Now a man there named Zacchaeus, who was a chief tax collector and also a wealthy man, was seeking to see who Jesus was; but he could not see him because of the crowd, for he was short in stature.
So he ran ahead and climbed a sycamore tree in order to see Jesus, who was about to pass that way.
When he reached the place, Jesus looked up and said to him, “Zacchaeus, come down quickly, for today I must stay at your house.” And he came down quickly and received him with joy.
When they all saw this, they began to grumble, saying, “He has gone to stay at the house of a sinner.” But Zacchaeus stood there and said to the Lord, “Behold, half of my possessions, Lord, I shall give to the poor, and if I have extorted anything from anyone I shall repay it four times over.”
And Jesus said to him, “Today salvation has come to this house because this man too is a descendant of Abraham. For the Son of Man has come to seek and to save what was lost.”
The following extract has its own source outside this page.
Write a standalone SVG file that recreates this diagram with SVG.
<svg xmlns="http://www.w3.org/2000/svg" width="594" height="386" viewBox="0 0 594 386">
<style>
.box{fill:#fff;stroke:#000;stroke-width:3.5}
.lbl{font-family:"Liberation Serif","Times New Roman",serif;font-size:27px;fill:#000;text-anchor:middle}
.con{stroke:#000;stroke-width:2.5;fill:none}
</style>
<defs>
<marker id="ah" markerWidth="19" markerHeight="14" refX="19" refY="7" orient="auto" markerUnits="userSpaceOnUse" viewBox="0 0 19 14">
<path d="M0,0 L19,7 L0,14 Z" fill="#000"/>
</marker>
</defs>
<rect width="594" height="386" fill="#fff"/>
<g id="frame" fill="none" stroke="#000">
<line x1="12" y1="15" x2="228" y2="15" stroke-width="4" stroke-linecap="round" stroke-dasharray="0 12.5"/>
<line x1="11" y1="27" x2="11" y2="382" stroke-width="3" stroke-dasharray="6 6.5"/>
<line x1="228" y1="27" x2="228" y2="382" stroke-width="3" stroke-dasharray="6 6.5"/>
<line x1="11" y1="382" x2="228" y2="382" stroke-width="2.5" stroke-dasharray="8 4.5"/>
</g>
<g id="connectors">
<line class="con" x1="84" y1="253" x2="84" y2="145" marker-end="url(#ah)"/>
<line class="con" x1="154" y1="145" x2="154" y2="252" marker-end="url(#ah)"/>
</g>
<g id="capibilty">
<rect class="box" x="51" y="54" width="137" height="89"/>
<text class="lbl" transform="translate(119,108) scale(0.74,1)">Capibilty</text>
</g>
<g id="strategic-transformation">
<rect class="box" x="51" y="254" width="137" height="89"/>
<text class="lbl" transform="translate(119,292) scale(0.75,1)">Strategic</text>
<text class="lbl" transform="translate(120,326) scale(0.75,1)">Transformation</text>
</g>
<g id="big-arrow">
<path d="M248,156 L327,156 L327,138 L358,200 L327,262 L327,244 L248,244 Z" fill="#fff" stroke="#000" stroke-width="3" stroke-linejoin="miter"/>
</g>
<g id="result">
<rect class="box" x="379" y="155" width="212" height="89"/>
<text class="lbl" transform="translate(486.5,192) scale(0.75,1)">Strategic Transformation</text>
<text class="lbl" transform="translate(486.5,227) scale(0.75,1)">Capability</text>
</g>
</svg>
When was a time in my life when life felt broken and yet I experienced God's hope and healing in a tangible way?
Who are the people around me who hold space for me, especially in seasons that feel more challenging or heavy, but also in seasons of joy?
Was there a time in my life where Jesus sought me out in order save what felt lost?
How can I be a living reminder of God's love to my spouse, my children, my parents, my siblings, my grandchildren, my nieces and nephews, my co-workers, and my friends?
How can I find healthy ways to hold space for my spouse, my children, my parents, my siblings, my grandchildren, my nieces and nephews, my co-workers, and my friends?
What are the tangible “sycamore trees” in my life that are signposts of hope and life?